→ **EXTRACTED INFORMATION**:
************
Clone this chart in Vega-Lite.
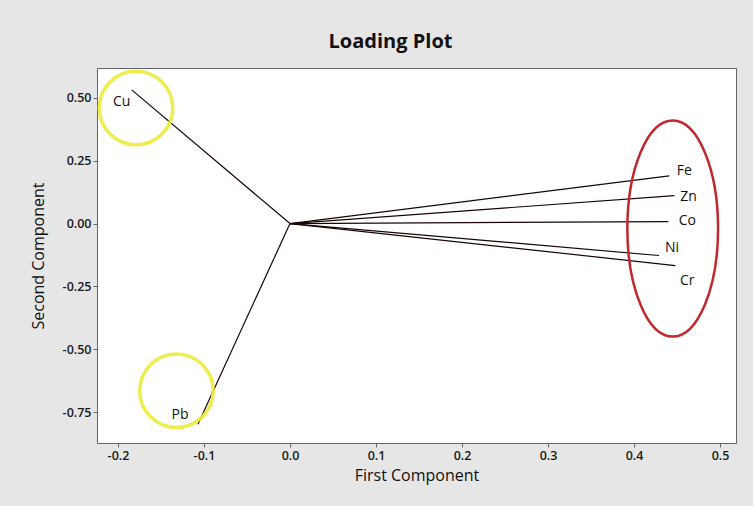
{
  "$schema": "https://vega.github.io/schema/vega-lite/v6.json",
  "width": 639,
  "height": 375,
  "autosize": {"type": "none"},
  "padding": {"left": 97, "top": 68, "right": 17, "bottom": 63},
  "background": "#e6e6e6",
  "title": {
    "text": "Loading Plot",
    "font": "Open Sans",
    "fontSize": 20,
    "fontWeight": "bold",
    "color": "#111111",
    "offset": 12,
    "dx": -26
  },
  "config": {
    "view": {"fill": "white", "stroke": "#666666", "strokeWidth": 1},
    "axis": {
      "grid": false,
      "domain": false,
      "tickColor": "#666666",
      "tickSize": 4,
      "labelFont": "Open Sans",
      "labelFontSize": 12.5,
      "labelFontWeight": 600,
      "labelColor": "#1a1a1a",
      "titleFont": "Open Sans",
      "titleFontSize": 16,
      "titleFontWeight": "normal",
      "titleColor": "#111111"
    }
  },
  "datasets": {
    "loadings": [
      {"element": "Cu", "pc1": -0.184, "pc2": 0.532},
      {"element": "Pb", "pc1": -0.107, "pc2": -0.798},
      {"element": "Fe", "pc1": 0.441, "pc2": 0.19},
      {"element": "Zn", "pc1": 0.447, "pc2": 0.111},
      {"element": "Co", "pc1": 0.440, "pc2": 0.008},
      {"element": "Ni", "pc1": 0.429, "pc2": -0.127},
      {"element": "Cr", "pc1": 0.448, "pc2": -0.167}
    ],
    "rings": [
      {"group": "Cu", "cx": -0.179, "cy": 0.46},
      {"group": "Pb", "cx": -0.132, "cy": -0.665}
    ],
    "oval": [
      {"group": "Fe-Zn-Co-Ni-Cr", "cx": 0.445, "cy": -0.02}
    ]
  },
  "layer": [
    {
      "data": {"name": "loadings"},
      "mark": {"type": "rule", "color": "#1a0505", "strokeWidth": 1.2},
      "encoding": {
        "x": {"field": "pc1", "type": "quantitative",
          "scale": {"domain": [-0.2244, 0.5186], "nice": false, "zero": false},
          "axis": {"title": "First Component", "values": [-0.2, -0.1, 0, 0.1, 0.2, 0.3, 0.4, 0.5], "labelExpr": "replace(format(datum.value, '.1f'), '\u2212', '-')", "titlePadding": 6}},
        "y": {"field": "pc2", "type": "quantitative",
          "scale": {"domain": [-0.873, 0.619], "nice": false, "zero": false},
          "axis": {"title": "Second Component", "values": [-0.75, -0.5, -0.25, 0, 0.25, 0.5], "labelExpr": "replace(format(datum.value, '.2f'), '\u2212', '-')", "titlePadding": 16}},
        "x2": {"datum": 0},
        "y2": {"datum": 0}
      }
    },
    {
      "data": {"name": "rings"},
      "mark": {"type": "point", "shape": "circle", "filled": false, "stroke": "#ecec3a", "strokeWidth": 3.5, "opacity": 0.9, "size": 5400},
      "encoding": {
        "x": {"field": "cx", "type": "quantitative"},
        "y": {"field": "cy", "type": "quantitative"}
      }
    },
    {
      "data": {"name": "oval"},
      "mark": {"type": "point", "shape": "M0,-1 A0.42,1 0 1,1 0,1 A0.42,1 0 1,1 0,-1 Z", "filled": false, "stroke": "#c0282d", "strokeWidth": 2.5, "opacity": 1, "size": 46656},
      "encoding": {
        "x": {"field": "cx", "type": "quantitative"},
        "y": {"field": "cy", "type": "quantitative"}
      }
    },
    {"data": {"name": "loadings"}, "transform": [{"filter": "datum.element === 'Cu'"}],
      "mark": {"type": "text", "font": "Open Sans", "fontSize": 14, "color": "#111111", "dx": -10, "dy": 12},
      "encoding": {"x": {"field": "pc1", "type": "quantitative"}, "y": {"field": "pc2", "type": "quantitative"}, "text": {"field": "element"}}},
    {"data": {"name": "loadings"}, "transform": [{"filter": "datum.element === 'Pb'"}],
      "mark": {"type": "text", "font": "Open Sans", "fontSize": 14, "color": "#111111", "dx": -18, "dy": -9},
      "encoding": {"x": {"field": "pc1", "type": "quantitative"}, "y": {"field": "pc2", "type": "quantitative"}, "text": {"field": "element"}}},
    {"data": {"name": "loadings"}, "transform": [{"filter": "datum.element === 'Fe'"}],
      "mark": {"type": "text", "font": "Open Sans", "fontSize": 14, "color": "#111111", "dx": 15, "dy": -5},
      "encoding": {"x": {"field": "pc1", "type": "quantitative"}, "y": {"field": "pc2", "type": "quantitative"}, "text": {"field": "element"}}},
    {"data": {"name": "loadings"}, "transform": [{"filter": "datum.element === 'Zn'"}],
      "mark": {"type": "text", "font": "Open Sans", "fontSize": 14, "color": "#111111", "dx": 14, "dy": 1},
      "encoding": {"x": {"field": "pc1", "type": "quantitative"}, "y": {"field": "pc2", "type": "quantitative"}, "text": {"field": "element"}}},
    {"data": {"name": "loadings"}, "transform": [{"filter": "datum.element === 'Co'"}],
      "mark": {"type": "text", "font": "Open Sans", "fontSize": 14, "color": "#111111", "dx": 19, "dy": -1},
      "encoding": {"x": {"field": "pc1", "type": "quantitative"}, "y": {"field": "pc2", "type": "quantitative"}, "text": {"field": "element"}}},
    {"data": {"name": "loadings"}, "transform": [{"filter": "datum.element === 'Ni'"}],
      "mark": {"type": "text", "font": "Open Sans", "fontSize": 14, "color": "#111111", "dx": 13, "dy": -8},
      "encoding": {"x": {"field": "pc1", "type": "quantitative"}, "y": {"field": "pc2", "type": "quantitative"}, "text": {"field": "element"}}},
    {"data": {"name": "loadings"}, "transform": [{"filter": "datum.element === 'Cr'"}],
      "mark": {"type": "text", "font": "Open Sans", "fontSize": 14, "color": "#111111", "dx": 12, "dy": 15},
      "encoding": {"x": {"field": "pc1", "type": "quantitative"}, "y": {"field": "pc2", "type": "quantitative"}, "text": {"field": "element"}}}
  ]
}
************
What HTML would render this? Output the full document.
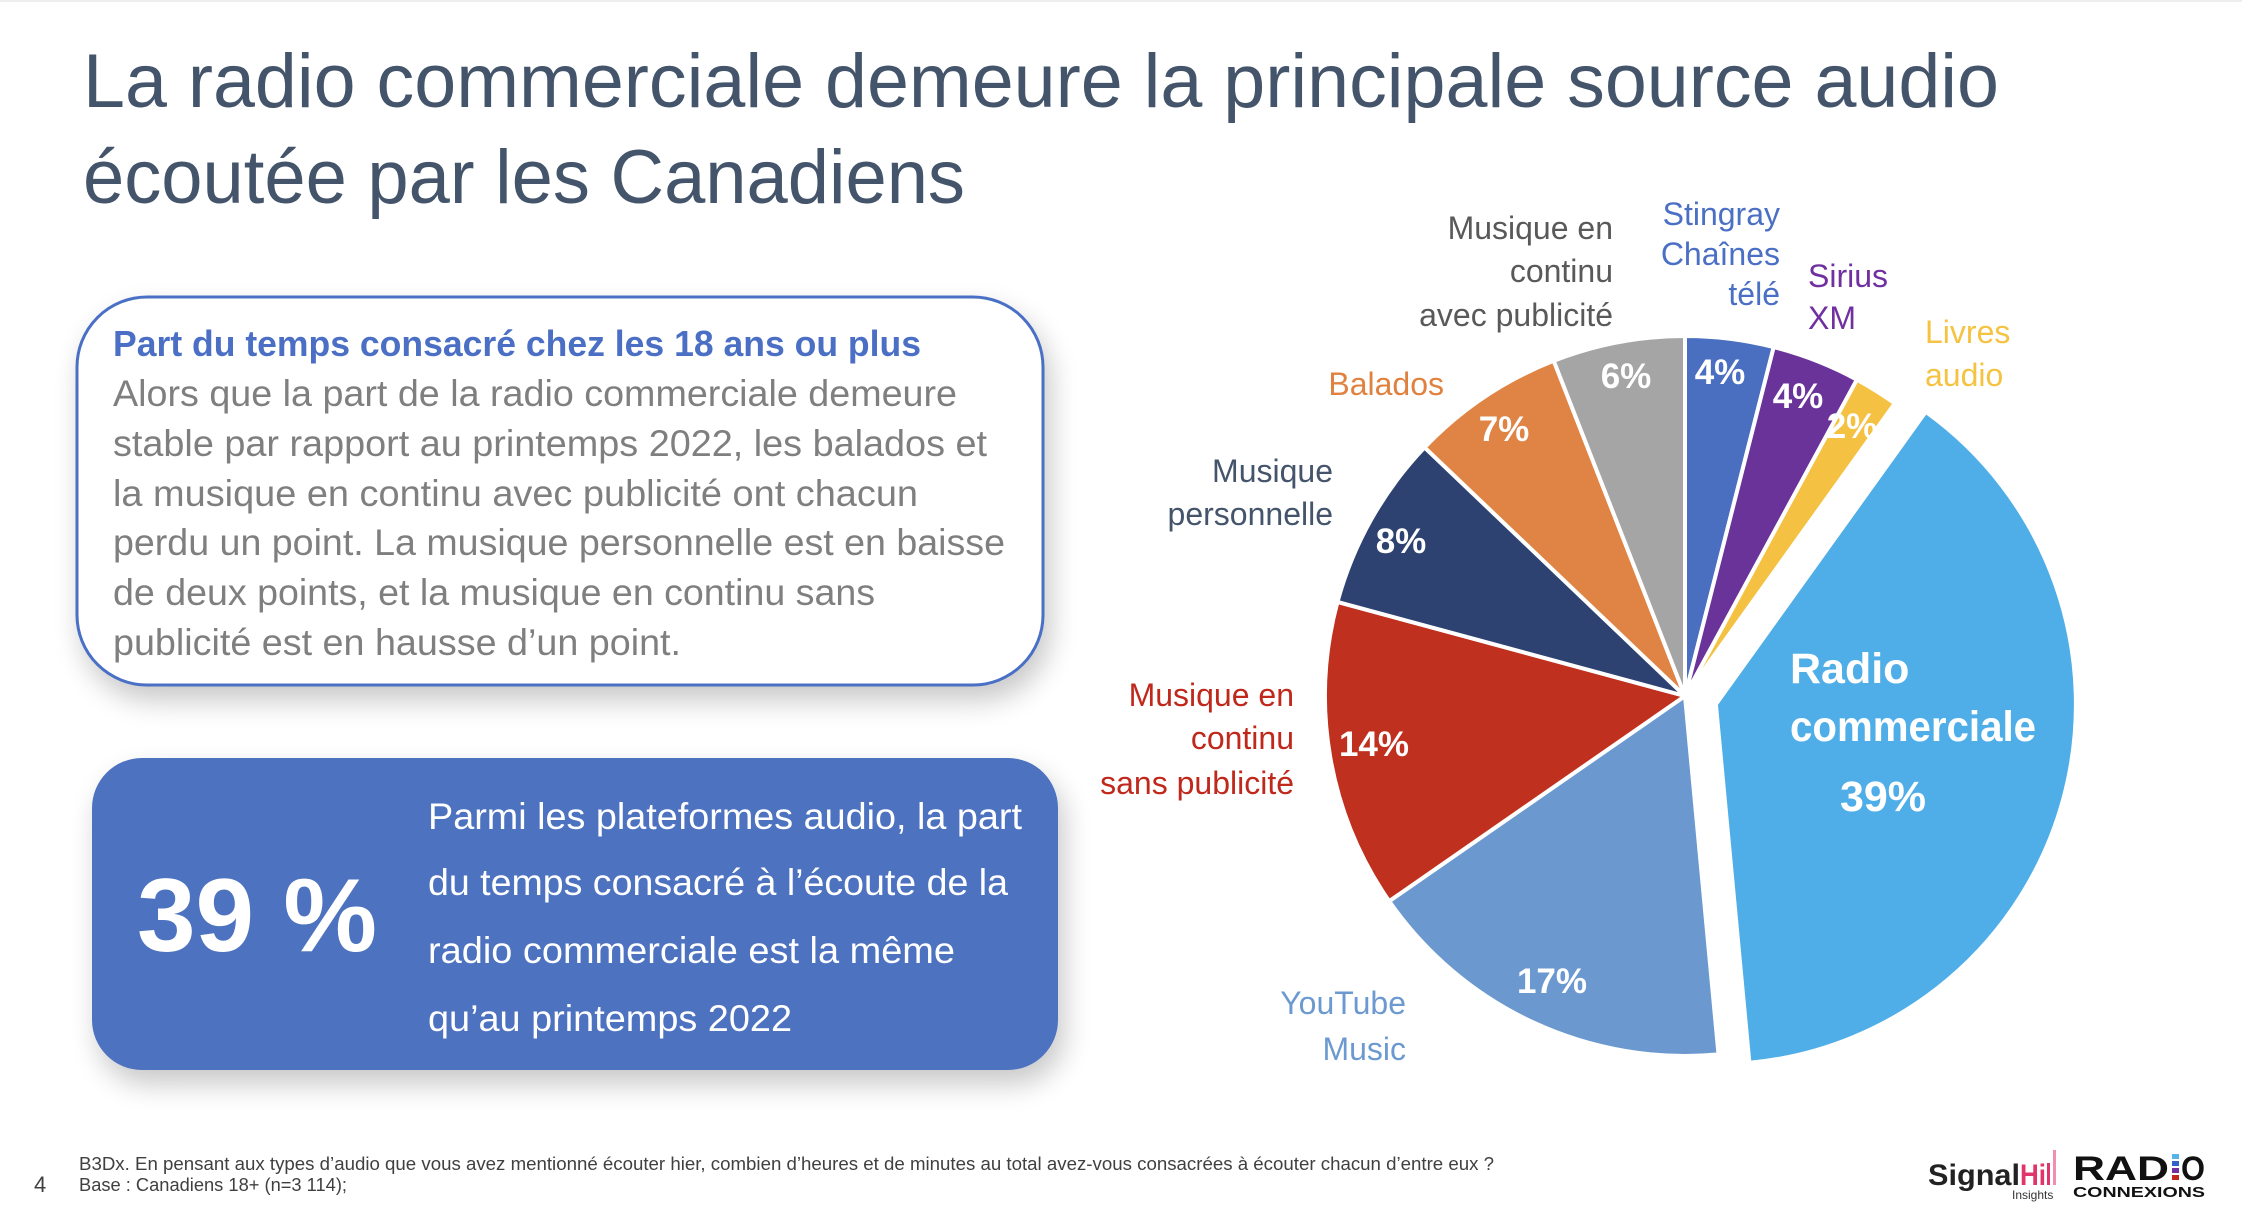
************
→ **WORK TO COMPLETE**: From the listing above, copy out each line where the word "this" appears.

→ **EXPECTED ANSWER**:
Clone this chart in Vega-Lite.
What HTML would render this? Output the full document.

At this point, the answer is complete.